Выбрать главу

Культ личности Сталина был гораздо меньше похож на религию: во-первых, ему сопутствовала рациональная, внятно формулируемая идеология, от которой Сталин в своей практике отступал редко. Идеология с верой практически не совмещаются: «верую, ибо абсурдно» — по сути, антиидеологический принцип. Сфера идей не имеет права на абсурд.

Книга Алексея Чадаева «Путин. Его идеология» потому-то и не имела широкого успеха, а автору принесла скорое изгнание из Общественной палаты, — что идеологией тут явно не отделаешься. Надо было писать «Его теологию».

В случае Путина мы имеем дело не с культом личности, — поскольку и личность слабо выражена, да вдобавок герметично закрыта от посторонних глаз, — но с культом субстанции, если угодно.

Эта субстанция неопределима: ее можно назвать чекизмом — но это узко, мелко и фактически неверно, ибо чекизм жестче и брутальней, чем мягко сияющий «образ Путина». Можно властью — но власть была и у Брежнева, и у Ельцина, и даже у Горбачева, однако культа не породила. Субстанция Путина в наименьшей степени зависит от его личных качеств и вообще имеет мало отношения к реальному Владимиру Владимировичу, который и сам почти наверняка ничего не понимает в происходящем.

Эта субстанция — своего рода субстрат коллективных ожиданий, которые оказываются сильнее всякой логики; путинизм — фантом массового самогипноза, порождение общественных чаяний. Если Бог есть, он тоже мало похож на наши представления о нем; мы вольны наделять его любыми, часто взаимоисключающими свойствами. Как существует Бог христианский, иудейский и мусульманский, — так есть Путин либеральный, Путин державный и даже Путин националистический, хотя существует и незначительная прослойка атеистов, утверждающих, что никакого Путина нет, а есть крошка Цахес, которому повезло. Но это, конечно, метафизическая глухота. Лишним доказательством религиозной природы путинского культа служит и то, что он существует в двух вариантах — мягком и жестком, официозном и тоталитарном.

Тоталитарная секта Путина — движение «Наши» и его клоны; главный идеолог сектантской версии культа — Владислав Сурков, наглядно доказывающий старую мысль Владимира Мегрэ (культ «Анастасия», если кто помнит) о тождестве сектантских принципов и сетевых маркетинговых технологий. Тот факт, что пиарщик и маркетолог с менатеповским прошлым оказался во главе тоталитарнейшей из постсоветских сект, наглядно доказывает это тождество: вне зависимости от качества продукта в тоталитарных сектах и на слаборазвитых рынках он именно «впаривается», внедряется насильственно и безальтернативно. Секта никогда не вытеснит официальную церковь — власть сама не нуждается в слишком крикливых и кровожадных адептах; но секта необходима — хотя бы для того, чтобы служить пугающей альтернативой скучноватому силовому официозу и вдобавок растить для него кадры. Повзрослевший сектант чаще всего приходит в церковь, принося туда и остатки пассионарность, и опыт смирения.

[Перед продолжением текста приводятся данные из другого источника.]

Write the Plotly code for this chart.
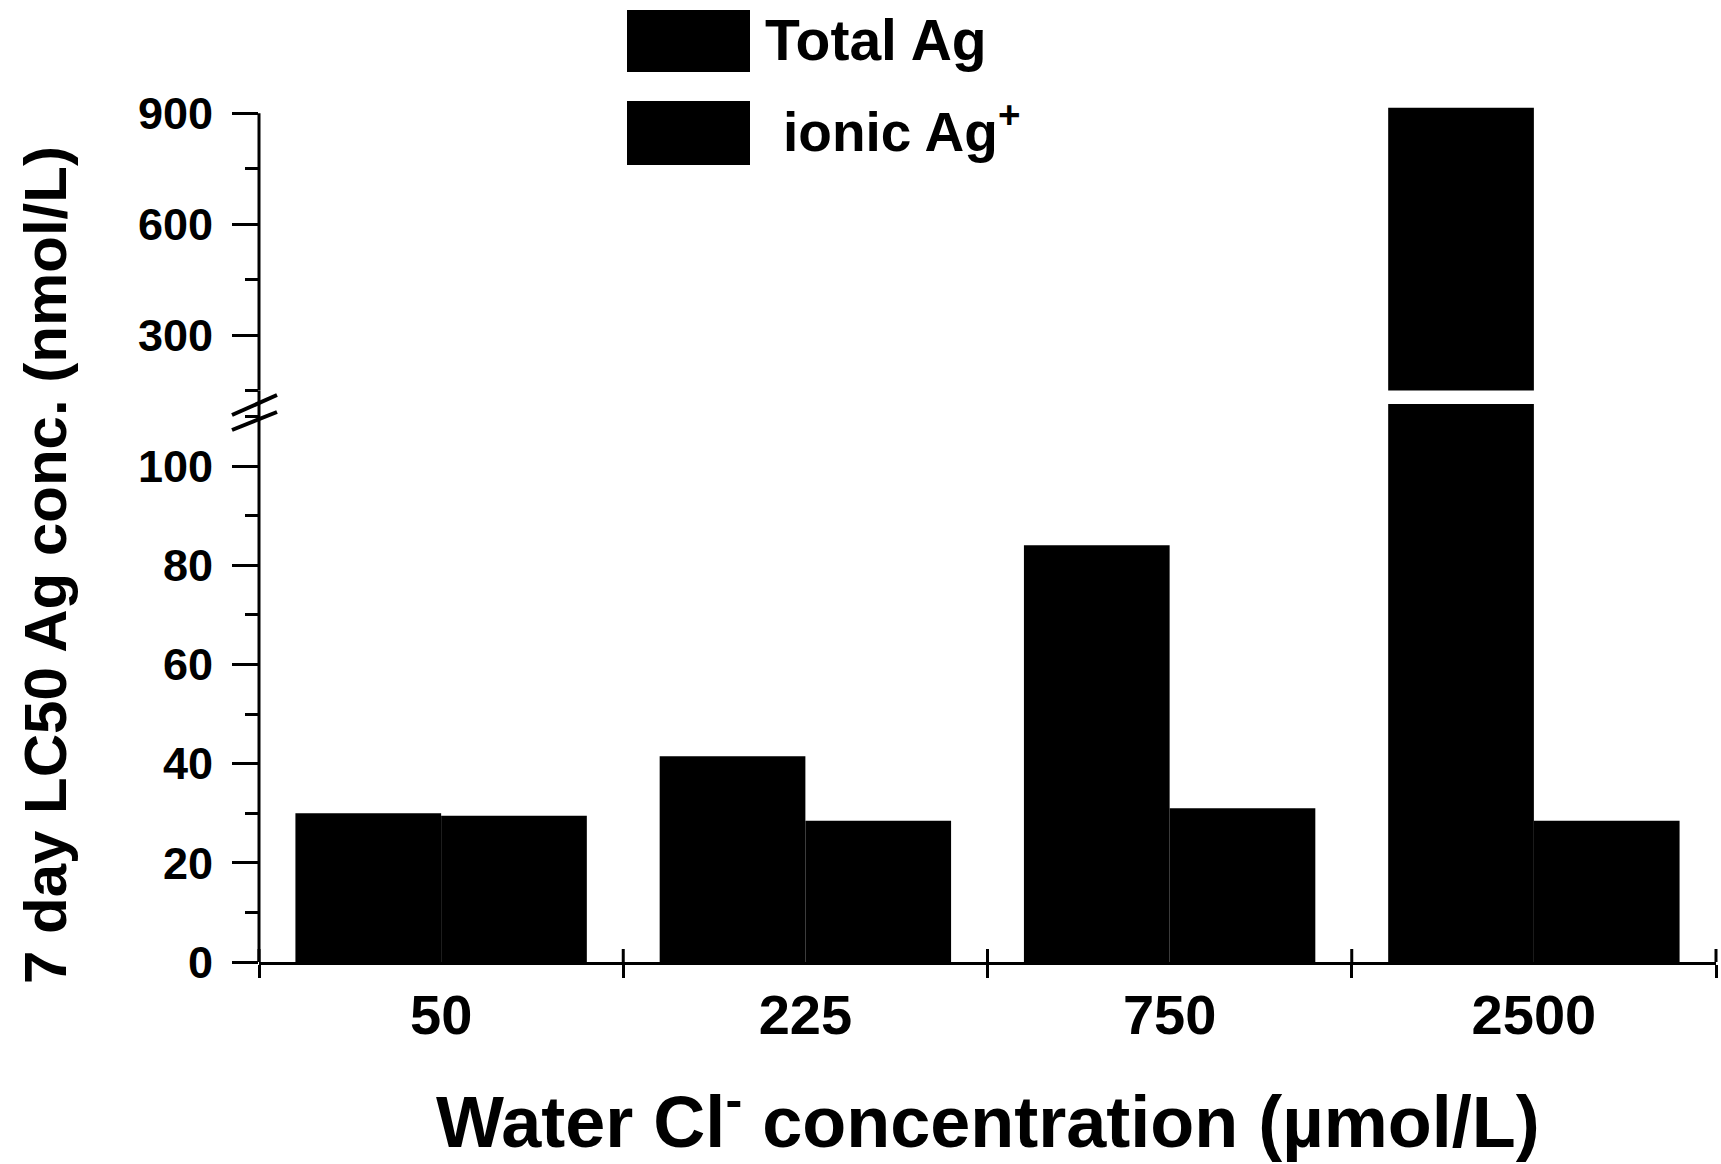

Старую формулу Кормильцева — «Можно верить и в отсутствие веры» — следовало бы скорректировать грамматически: не «верить в отсутствие», то есть в безбожие, а в «верить в отсутствии», то есть в религиозном вакууме.

Анализируемый новый тип веры возможен только при условии пустого места на вершине религиозной пирамиды, только там, где свято место оказалось пусто. Почему — отдельная и долгая тема: возможно, христианство было с самого начала неорганично для России, как утверждают наиболее радикальные почвенники и язычники (что часто совпадает). Возможно, оно было скомпрометировано государством или разрушено большевизмом. Как бы то ни было, вакансия Бога открылась. Сформировалась любопытная религия, рассмотрением которой мы здесь и займемся.

Мифология Путина как верховного божества сформировалась не сразу, и радикально отличается от ленинской или сталинской. Путин — Бог, которым может стать любой; он изъят из толпы, наделен ореолом народных чаяний — и вот сияет. Любопытно, что мифологема «Бога-сына» со временем развивается в сторону все большего отрицания Бога-отца. В христианстве Отец и Сын — единое, Сын уточняет, конкретизирует, иногда смягчает отцовские установления, лишает веру жестковыйности, косности и формализма, распространяет ее на все человечество и снимает национальный вопрос — но отрицать ветхозаветного Бога ему, естественно, незачем. Напротив, он постоянно подчеркивает преемственность. Правда, со временем (особенно непримиримо это звучало у Флоренского) богословие отваживается заговорить о несовместимости Ветхого и Нового заветов. Андрей Кураев даже называет Ветхий Завет «собранием иудейских мифов», противопоставляя ему боговдохновенное Евангелие.